Литмир - Электронная Библиотека
Содержание  
A
A

И еще несколько предварительных замечаний. Название текста не должно вводить в заблуждение. Я вовсе не хочу сказать, что Дмитрий Александрович Пригов (ДАП) попросту заимствовал или апроприировал технологию, разработанную до него Брехтом и Уорхолом. Напротив, я намерен показать, что ДАП — образцово-показательно, очень по-русски — синтезировал — само собой, весьма различные — стратегии, применив их к поэтической конструкции. Почему «по-русски» и почему «образцово-показательно»? Потому что в России, по меньшей мере, начиная с реформ Петра Великого культурные модели, перенесенные с Запада, неизменно принимали неузнаваемый, деформированный вид. Более того, именно эта деформация в процессе переноса иностранного «оригинала», можно сказать, и конституирует исконную — и столь искомую, ибо лежит на виду, — самобытность русской культуры. Классические примеры здесь — Ломоносов, утвердивший немецкую модель версификации, и Пушкин, рукоположивший современную национальную традицию путем прививки французских и английских литературных форм. Да и сам великий, могучий, аутентичный русский язык возник разве не благодаря переводу?

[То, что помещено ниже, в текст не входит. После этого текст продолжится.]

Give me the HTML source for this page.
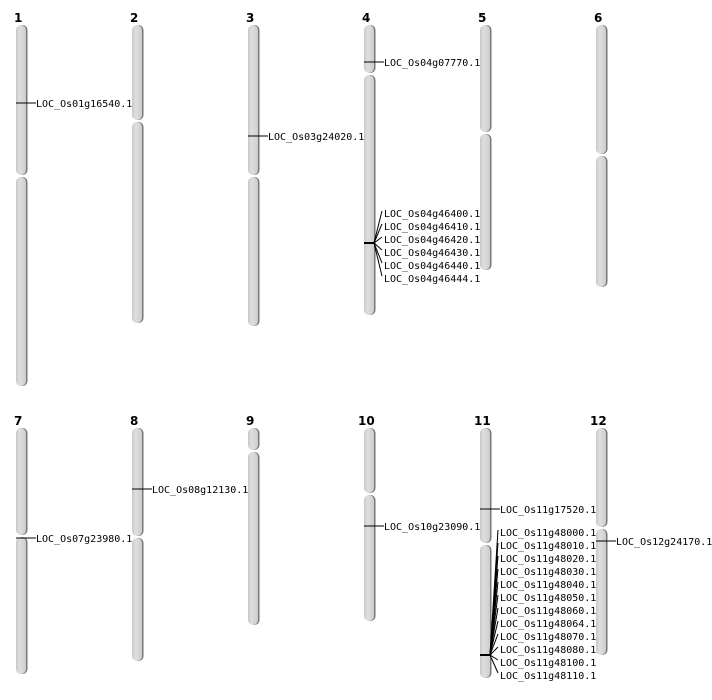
<!DOCTYPE html>
<html><head><meta charset="utf-8"><style>
body{margin:0;background:#fff}
svg{display:block}
.n{font:bold 12px "DejaVu Sans","Liberation Sans",sans-serif;fill:#000}
.t{font:10px "DejaVu Sans Mono","Liberation Mono",monospace;fill:#000}
.s{fill:#777}
.b{fill:url(#g)}
line{stroke:#000;stroke-width:1}
</style></head><body>
<svg width="712" height="700" viewBox="0 0 712 700" xmlns="http://www.w3.org/2000/svg">
<defs><linearGradient id="g" x1="0" x2="1" y1="0" y2="0">
<stop offset="0" stop-color="#c8c8c8"/><stop offset="0.35" stop-color="#dedede"/><stop offset="1" stop-color="#cdcdcd"/></linearGradient></defs>

<text class="n" x="14" y="22">1</text><text class="n" x="130" y="22">2</text><text class="n" x="246" y="22">3</text>
<text class="n" x="362" y="22">4</text><text class="n" x="478" y="22">5</text><text class="n" x="594" y="22">6</text>
<text class="n" x="14" y="425">7</text><text class="n" x="130" y="425">8</text><text class="n" x="246" y="425">9</text>
<text class="n" x="358" y="425">10</text><text class="n" x="474" y="425">11</text><text class="n" x="590" y="425">12</text>

<!-- chr1 -->
<rect class="s" x="17" y="25" width="10.5" height="150" rx="5"/><rect class="b" x="16" y="25" width="10" height="150" rx="5"/>
<rect class="s" x="17" y="177" width="10.5" height="209" rx="5"/><rect class="b" x="16" y="177" width="10" height="209" rx="5"/>
<!-- chr2 -->
<rect class="s" x="133" y="25" width="10.5" height="95" rx="5"/><rect class="b" x="132" y="25" width="10" height="95" rx="5"/>
<rect class="s" x="133" y="122" width="10.5" height="201" rx="5"/><rect class="b" x="132" y="122" width="10" height="201" rx="5"/>
<!-- chr3 -->
<rect class="s" x="249" y="25" width="10.5" height="150" rx="5"/><rect class="b" x="248" y="25" width="10" height="150" rx="5"/>
<rect class="s" x="249" y="177" width="10.5" height="149" rx="5"/><rect class="b" x="248" y="177" width="10" height="149" rx="5"/>
<!-- chr4 -->
<rect class="s" x="365" y="25" width="10.5" height="48" rx="5"/><rect class="b" x="364" y="25" width="10" height="48" rx="5"/>
<rect class="s" x="365" y="75" width="10.5" height="240" rx="5"/><rect class="b" x="364" y="75" width="10" height="240" rx="5"/>
<!-- chr5 -->
<rect class="s" x="481" y="25" width="10.5" height="107" rx="5"/><rect class="b" x="480" y="25" width="10" height="107" rx="5"/>
<rect class="s" x="481" y="134" width="10.5" height="136" rx="5"/><rect class="b" x="480" y="134" width="10" height="136" rx="5"/>
<!-- chr6 -->
<rect class="s" x="597" y="25" width="10.5" height="129" rx="5"/><rect class="b" x="596" y="25" width="10" height="129" rx="5"/>
<rect class="s" x="597" y="156" width="10.5" height="131" rx="5"/><rect class="b" x="596" y="156" width="10" height="131" rx="5"/>
<!-- chr7 -->
<rect class="s" x="17" y="428" width="10.5" height="107" rx="5"/><rect class="b" x="16" y="428" width="10" height="107" rx="5"/>
<rect class="s" x="17" y="537" width="10.5" height="137" rx="5"/><rect class="b" x="16" y="537" width="10" height="137" rx="5"/>
<!-- chr8 -->
<rect class="s" x="133" y="428" width="10.5" height="108" rx="5"/><rect class="b" x="132" y="428" width="10" height="108" rx="5"/>
<rect class="s" x="133" y="538" width="10.5" height="123" rx="5"/><rect class="b" x="132" y="538" width="10" height="123" rx="5"/>
<!-- chr9 -->
<rect class="s" x="249" y="428" width="10.5" height="22" rx="5"/><rect class="b" x="248" y="428" width="10" height="22" rx="5"/>
<rect class="s" x="249" y="452" width="10.5" height="173" rx="5"/><rect class="b" x="248" y="452" width="10" height="173" rx="5"/>
<!-- chr10 -->
<rect class="s" x="365" y="428" width="10.5" height="65" rx="5"/><rect class="b" x="364" y="428" width="10" height="65" rx="5"/>
<rect class="s" x="365" y="495" width="10.5" height="126" rx="5"/><rect class="b" x="364" y="495" width="10" height="126" rx="5"/>
<!-- chr11 -->
<rect class="s" x="481" y="428" width="10.5" height="115" rx="5"/><rect class="b" x="480" y="428" width="10" height="115" rx="5"/>
<rect class="s" x="481" y="545" width="10.5" height="133" rx="5"/><rect class="b" x="480" y="545" width="10" height="133" rx="5"/>
<!-- chr12 -->
<rect class="s" x="597" y="428" width="10.5" height="99" rx="5"/><rect class="b" x="596" y="428" width="10" height="99" rx="5"/>
<rect class="s" x="597" y="529" width="10.5" height="126" rx="5"/><rect class="b" x="596" y="529" width="10" height="126" rx="5"/>

<!-- single markers -->
<line x1="16" y1="103" x2="36" y2="103" stroke="#333"/><text class="t" x="36" y="107">LOC_Os01g16540.1</text>
<line x1="248" y1="136" x2="268" y2="136" stroke="#333"/><text class="t" x="268" y="140">LOC_Os03g24020.1</text>
<line x1="364" y1="62" x2="384" y2="62" stroke="#333"/><text class="t" x="384" y="66">LOC_Os04g07770.1</text>
<line x1="16" y1="538" x2="36" y2="538" stroke="#333"/><text class="t" x="36" y="542">LOC_Os07g23980.1</text>
<line x1="132" y1="489" x2="152" y2="489" stroke="#333"/><text class="t" x="152" y="493">LOC_Os08g12130.1</text>
<line x1="364" y1="526" x2="384" y2="526" stroke="#333"/><text class="t" x="384" y="530">LOC_Os10g23090.1</text>
<line x1="480" y1="509" x2="500" y2="509" stroke="#333"/><text class="t" x="500" y="513">LOC_Os11g17520.1</text>
<line x1="596" y1="541" x2="616" y2="541" stroke="#333"/><text class="t" x="616" y="545">LOC_Os12g24170.1</text>

<!-- chr4 cluster -->
<line x1="364" y1="243" x2="374" y2="243" style="stroke-width:2"/>
<line x1="374" y1="243" x2="382" y2="211"/><line x1="374" y1="243" x2="382" y2="224"/>
<line x1="374" y1="243" x2="382" y2="237"/><line x1="374" y1="243" x2="382" y2="250"/>
<line x1="374" y1="243" x2="382" y2="263"/><line x1="374" y1="243" x2="382" y2="276"/>
<text class="t" x="384" y="217">LOC_Os04g46400.1</text><text class="t" x="384" y="230">LOC_Os04g46410.1</text>
<text class="t" x="384" y="243">LOC_Os04g46420.1</text><text class="t" x="384" y="256">LOC_Os04g46430.1</text>
<text class="t" x="384" y="269">LOC_Os04g46440.1</text><text class="t" x="384" y="282">LOC_Os04g46444.1</text>

<!-- chr11 cluster -->
<line x1="480" y1="655" x2="490" y2="655" style="stroke-width:2"/>
<line x1="490" y1="655" x2="498" y2="530"/><line x1="490" y1="655" x2="498" y2="543"/>
<line x1="490" y1="655" x2="498" y2="556"/><line x1="490" y1="655" x2="498" y2="569"/>
<line x1="490" y1="655" x2="498" y2="582"/><line x1="490" y1="655" x2="498" y2="595"/>
<line x1="490" y1="655" x2="498" y2="608"/><line x1="490" y1="655" x2="498" y2="621"/>
<line x1="490" y1="655" x2="498" y2="634"/><line x1="490" y1="655" x2="498" y2="647"/>
<line x1="490" y1="655" x2="498" y2="660"/><line x1="490" y1="655" x2="498" y2="673"/>
<text class="t" x="500" y="536">LOC_Os11g48000.1</text><text class="t" x="500" y="549">LOC_Os11g48010.1</text>
<text class="t" x="500" y="562">LOC_Os11g48020.1</text><text class="t" x="500" y="575">LOC_Os11g48030.1</text>
<text class="t" x="500" y="588">LOC_Os11g48040.1</text><text class="t" x="500" y="601">LOC_Os11g48050.1</text>
<text class="t" x="500" y="614">LOC_Os11g48060.1</text><text class="t" x="500" y="627">LOC_Os11g48064.1</text>
<text class="t" x="500" y="640">LOC_Os11g48070.1</text><text class="t" x="500" y="653">LOC_Os11g48080.1</text>
<text class="t" x="500" y="666">LOC_Os11g48100.1</text><text class="t" x="500" y="679">LOC_Os11g48110.1</text>
</svg>
</body></html>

Что касается Энди Уорхола, то параллели здесь очевидны. Я имею в виду не только его серийный метод или знаменитую «Фабрику», перекликающиеся со «стахановским», напоминающим конвейерную сборку способом создания стихотворных текстов у ДАП (36 000 стихотворений — это абсолютный мировой рекорд!)[79], но общий сдвиг эстетической парадигмы, воплощением которого по праву выступает Уорхол. А именно, перемещение центра художественной деятельности с произведения искусства на художественное поведение как рассчитанную стратегию. Этот эпохальный сдвиг, подхваченный и концептуализированный Приговым, дал ему возможность занять метапоэтическую, метаэстетическую позицию по отношению к любой разновидности творчества, превратив это последнее в сознательно выстроенную культурную политику. Кроме того, именно серийный метод Уорхола («Три Элвиса», «80 двухдолларовых купюр», «Белая автомобильная авария 19 раз», «Четыре Жаклин» и т. д.) впервые со всей наглядностью продемонстрировал парадокс, который пытался осмыслить еще Вальтер Беньямин в своем эссе «Произведение искусства в эпоху его технической воспроизводимости» и который Дмитрий Голынко-Вольфсон переформулировал так: «Пригов доказал, что оригинальное высказывание сегодня возникает в первую очередь из принципа серийной повторяемости»[80].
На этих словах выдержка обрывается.